Tas Melas: Mike Budenholzer, Doc Rivers and Nate McMillan, in that order.
John Schuhmann: Kenny Atkinson, Michael Malone and Nate McMillan all deserve consideration for pushing their teams beyond expectations, despite injuries to key players. Doc Rivers, meanwhile, has done a terrific job of getting a roster in transition — no current Clipper (save the injured Luc Mbah a Moute) was on the roster two seasons ago and a bunch of rotation guys are free agents (or potential free agents) this summer — to play for each other. Two of the four coaches above will be on my ballot and it will be difficult the other two off. But, given how much the Bucks have improved — they’re the league’s third-most improved team on offense (4.7 points per 100 possessions) and its most improved on defense (4.5 per 100) from last season — the top spot on my ballot will almost certainly go to Mike Budenholzer.
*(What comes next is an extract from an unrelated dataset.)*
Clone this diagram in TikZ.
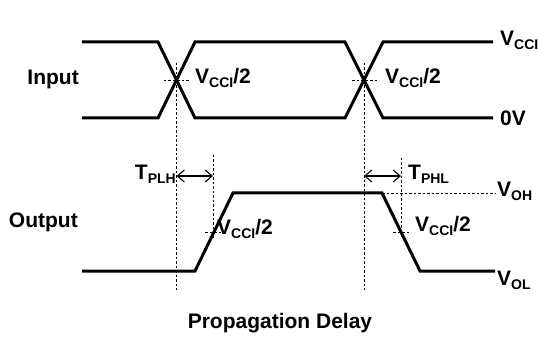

Sekou Smith: I need four as I have’t been able to trim my list just yet. In no particular order, my top four today is Mike Malone, Mike Budenholzer, Nate McMillan and Doc Rivers. I understand the strong cases that could be made for each guy. Bud has his team atop the standings in the Eastern Conference and overall. That’s usually enough on its own to merit Coach of the Year honors. But what Malone has done with a team that missed the playoffs on the final night of last season to now is flat out remarkable. McMillan has kept the Pacers afloat in the aftermath of Victor Oladipo’s season-ending injury. Rivers has the Clippers locked in for a playoff spot after the they’ve done nothing but shed talent the past two and a half seasons. In a season filled with compelling award races this season, this one could be the tightest.